• DIRECTIVE: Write out the material again word for word, dropping any images it holds.

===============

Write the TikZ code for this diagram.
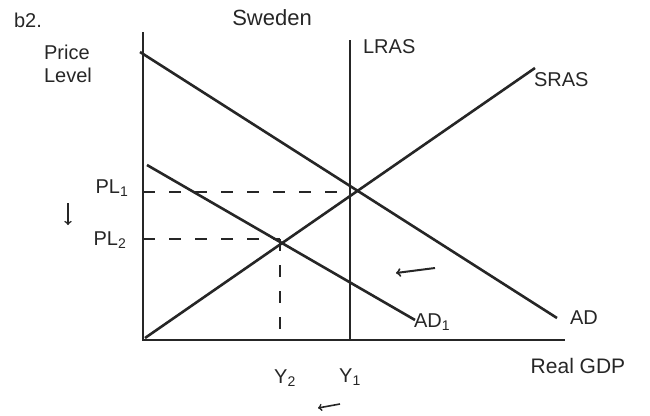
\documentclass[tikz,border=0pt]{standalone}
\usepackage{fontspec}
\setmainfont{Liberation Sans}
\usepackage{tikz}
\usepackage{xcolor}

\begin{document}
\begin{tikzpicture}[x=1pt, y=-1pt, line width=2.2pt, color=black!85,
  curve/.style={line width=2.6pt},
  guide/.style={dash pattern=on 12pt off 14pt, line width=2pt},
  lbl/.style={font=\fontsize{20}{23}\selectfont, inner sep=1pt}]
\useasboundingbox (0,0) rectangle (650,415);
% axes
\coordinate (O) at (143,340);
\draw (143,32) -- (O) -- (565,340);
\node[lbl] (b2) at (28,20) {b2.};
\node[lbl, align=left] (plabel) at (68,64) {Price\\Level};
\node[lbl, font=\fontsize{22}{22}\selectfont] (title) at (272,18) {Sweden};
\node[lbl, font=\fontsize{21}{21}\selectfont] (xlabel) at (578,366) {Real GDP};
% curves
\draw[curve] (350,40) -- (350,340);
\node[lbl, anchor=west] (lras) at (361,47) {LRAS};
\draw[curve] (145,338) -- (535,68);
\node[lbl, anchor=west] (sras) at (532,80) {SRAS};
\draw[curve] (140,52) -- (557,318);
\node[lbl, anchor=west] (ad) at (568,318) {AD};
\draw[curve] (147,165) -- (415,320);
\node[lbl, anchor=west] (ad1) at (412,322) {AD\textsubscript{1}};
% equilibria
\coordinate (E1) at (347,192);
\coordinate (E2) at (280,239);
\draw[guide] (O |- E1) -- (E1);
\draw[guide] (O |- E2) -- (E2);
\draw[guide] (E2) -- (E2 |- O);
\node[lbl] (pl1) at (112,188) {PL\textsubscript{1}};
\node[lbl] (pl2) at (110,240) {PL\textsubscript{2}};
\node[lbl] (y2) at (285,378) {Y\textsubscript{2}};
\node[lbl] (y1) at (350,377) {Y\textsubscript{1}};
% shift arrows
\draw[->, line width=1.6pt] (68,203) -- (68,225);
\draw[->, line width=2pt] (435,268) -- (396,273);
\draw[->, line width=1.6pt] (340,404) -- (318,408);
\end{tikzpicture}
\end{document}
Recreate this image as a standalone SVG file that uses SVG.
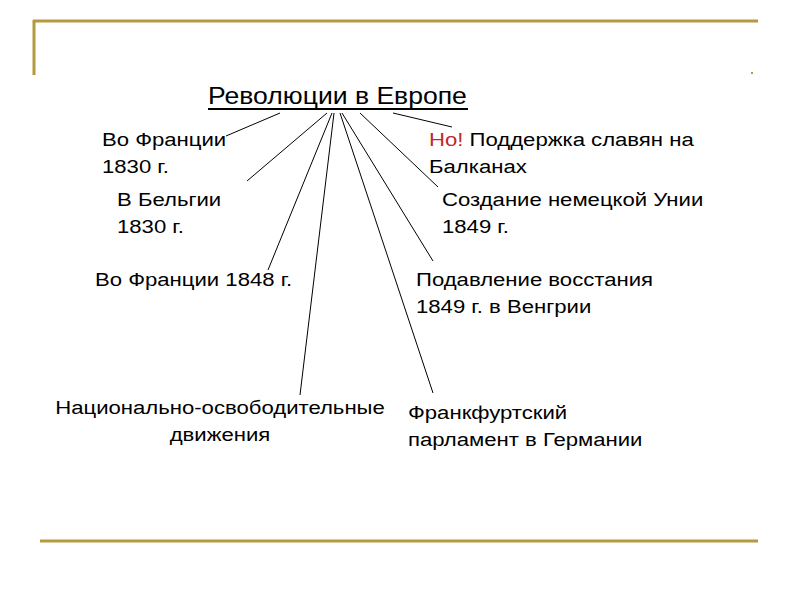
<svg xmlns="http://www.w3.org/2000/svg" width="800" height="600" viewBox="0 0 800 600">
<style>
  text { font-family: "Liberation Sans", Arial, sans-serif; font-size: 19px; fill: #000; }
  .title { font-size: 23px; }
  .red { fill: #c0282d; }
  .frame { stroke: #b5993f; stroke-width: 3; fill: none; }
  .conn line { stroke: #000; stroke-width: 1; }
</style>
<rect width="800" height="600" fill="#fff"/>
<g id="frame">
  <line class="frame" x1="33" y1="21" x2="758" y2="21"/>
  <line class="frame" x1="34" y1="20" x2="34" y2="75"/>
  <rect x="751" y="72" width="2" height="2" fill="#b5993f"/>
  <line class="frame" x1="40" y1="541" x2="758" y2="541"/>
</g>
<g id="connectors" class="conn">
  <line x1="280" y1="113" x2="226" y2="136"/>
  <line x1="327" y1="113" x2="247" y2="181"/>
  <line x1="332" y1="113" x2="268" y2="270"/>
  <line x1="334" y1="113" x2="300" y2="395"/>
  <line x1="340" y1="113" x2="433" y2="393"/>
  <line x1="342" y1="113" x2="433" y2="261"/>
  <line x1="360" y1="113" x2="438" y2="187"/>
  <line x1="393" y1="113" x2="452" y2="127"/>
</g>
<g id="title">
  <text class="title" transform="translate(208,104) scale(1.155,1)">Революции в Европе</text>
  <rect x="208" y="108" width="260" height="2" fill="#000"/>
</g>
<g id="france1830">
  <text transform="translate(102,146) scale(1.165,1)">Во Франции</text>
  <text transform="translate(102,173) scale(1.165,1)">1830 г.</text>
</g>
<g id="belgium1830">
  <text transform="translate(117,206) scale(1.165,1)">В Бельгии</text>
  <text transform="translate(117,233) scale(1.165,1)">1830 г.</text>
</g>
<g id="france1848">
  <text transform="translate(95,286) scale(1.165,1)">Во Франции 1848 г.</text>
</g>
<g id="national">
  <text text-anchor="middle" transform="translate(220,414) scale(1.165,1)">Национально-освободительные</text>
  <text text-anchor="middle" transform="translate(220,441) scale(1.165,1)">движения</text>
</g>
<g id="slavs">
  <text transform="translate(429,146) scale(1.165,1)"><tspan class="red">Но!</tspan> Поддержка славян на</text>
  <text transform="translate(429,173) scale(1.165,1)">Балканах</text>
</g>
<g id="union">
  <text transform="translate(442,206) scale(1.165,1)">Создание немецкой Унии</text>
  <text transform="translate(442,233) scale(1.165,1)">1849 г.</text>
</g>
<g id="hungary">
  <text transform="translate(416,286) scale(1.165,1)">Подавление восстания</text>
  <text transform="translate(416,313) scale(1.165,1)">1849 г. в Венгрии</text>
</g>
<g id="frankfurt">
  <text transform="translate(408,419) scale(1.165,1)">Франкфуртский</text>
  <text transform="translate(408,446) scale(1.165,1)">парламент в Германии</text>
</g>
</svg>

===============

• RESULT BELOW:
Write the TikZ code for this diagram.
\documentclass[tikz,border=0pt]{standalone}
\usepackage{fontspec}
\setmainfont{Liberation Sans}
\usepackage{tikz}
\usepackage{xcolor}

\begin{document}
\begin{tikzpicture}[x=1pt, y=-1pt, line width=2.2pt, color=black!85,
  curve/.style={line width=2.6pt},
  guide/.style={dash pattern=on 12pt off 14pt, line width=2pt},
  lbl/.style={font=\fontsize{20}{23}\selectfont, inner sep=1pt}]
\useasboundingbox (0,0) rectangle (650,415);
% axes
\coordinate (O) at (143,340);
\draw (143,32) -- (O) -- (565,340);
\node[lbl] (b2) at (28,20) {b2.};
\node[lbl, align=left] (plabel) at (68,64) {Price\\Level};
\node[lbl, font=\fontsize{22}{22}\selectfont] (title) at (272,18) {Sweden};
\node[lbl, font=\fontsize{21}{21}\selectfont] (xlabel) at (578,366) {Real GDP};
% curves
\draw[curve] (350,40) -- (350,340);
\node[lbl, anchor=west] (lras) at (361,47) {LRAS};
\draw[curve] (145,338) -- (535,68);
\node[lbl, anchor=west] (sras) at (532,80) {SRAS};
\draw[curve] (140,52) -- (557,318);
\node[lbl, anchor=west] (ad) at (568,318) {AD};
\draw[curve] (147,165) -- (415,320);
\node[lbl, anchor=west] (ad1) at (412,322) {AD\textsubscript{1}};
% equilibria
\coordinate (E1) at (347,192);
\coordinate (E2) at (280,239);
\draw[guide] (O |- E1) -- (E1);
\draw[guide] (O |- E2) -- (E2);
\draw[guide] (E2) -- (E2 |- O);
\node[lbl] (pl1) at (112,188) {PL\textsubscript{1}};
\node[lbl] (pl2) at (110,240) {PL\textsubscript{2}};
\node[lbl] (y2) at (285,378) {Y\textsubscript{2}};
\node[lbl] (y1) at (350,377) {Y\textsubscript{1}};
% shift arrows
\draw[->, line width=1.6pt] (68,203) -- (68,225);
\draw[->, line width=2pt] (435,268) -- (396,273);
\draw[->, line width=1.6pt] (340,404) -- (318,408);
\end{tikzpicture}
\end{document}
Recreate this image as a standalone SVG file that uses SVG.
<svg xmlns="http://www.w3.org/2000/svg" width="800" height="600" viewBox="0 0 800 600">
<style>
  text { font-family: "Liberation Sans", Arial, sans-serif; font-size: 19px; fill: #000; }
  .title { font-size: 23px; }
  .red { fill: #c0282d; }
  .frame { stroke: #b5993f; stroke-width: 3; fill: none; }
  .conn line { stroke: #000; stroke-width: 1; }
</style>
<rect width="800" height="600" fill="#fff"/>
<g id="frame">
  <line class="frame" x1="33" y1="21" x2="758" y2="21"/>
  <line class="frame" x1="34" y1="20" x2="34" y2="75"/>
  <rect x="751" y="72" width="2" height="2" fill="#b5993f"/>
  <line class="frame" x1="40" y1="541" x2="758" y2="541"/>
</g>
<g id="connectors" class="conn">
  <line x1="280" y1="113" x2="226" y2="136"/>
  <line x1="327" y1="113" x2="247" y2="181"/>
  <line x1="332" y1="113" x2="268" y2="270"/>
  <line x1="334" y1="113" x2="300" y2="395"/>
  <line x1="340" y1="113" x2="433" y2="393"/>
  <line x1="342" y1="113" x2="433" y2="261"/>
  <line x1="360" y1="113" x2="438" y2="187"/>
  <line x1="393" y1="113" x2="452" y2="127"/>
</g>
<g id="title">
  <text class="title" transform="translate(208,104) scale(1.155,1)">Революции в Европе</text>
  <rect x="208" y="108" width="260" height="2" fill="#000"/>
</g>
<g id="france1830">
  <text transform="translate(102,146) scale(1.165,1)">Во Франции</text>
  <text transform="translate(102,173) scale(1.165,1)">1830 г.</text>
</g>
<g id="belgium1830">
  <text transform="translate(117,206) scale(1.165,1)">В Бельгии</text>
  <text transform="translate(117,233) scale(1.165,1)">1830 г.</text>
</g>
<g id="france1848">
  <text transform="translate(95,286) scale(1.165,1)">Во Франции 1848 г.</text>
</g>
<g id="national">
  <text text-anchor="middle" transform="translate(220,414) scale(1.165,1)">Национально-освободительные</text>
  <text text-anchor="middle" transform="translate(220,441) scale(1.165,1)">движения</text>
</g>
<g id="slavs">
  <text transform="translate(429,146) scale(1.165,1)"><tspan class="red">Но!</tspan> Поддержка славян на</text>
  <text transform="translate(429,173) scale(1.165,1)">Балканах</text>
</g>
<g id="union">
  <text transform="translate(442,206) scale(1.165,1)">Создание немецкой Унии</text>
  <text transform="translate(442,233) scale(1.165,1)">1849 г.</text>
</g>
<g id="hungary">
  <text transform="translate(416,286) scale(1.165,1)">Подавление восстания</text>
  <text transform="translate(416,313) scale(1.165,1)">1849 г. в Венгрии</text>
</g>
<g id="frankfurt">
  <text transform="translate(408,419) scale(1.165,1)">Франкфуртский</text>
  <text transform="translate(408,446) scale(1.165,1)">парламент в Германии</text>
</g>
</svg>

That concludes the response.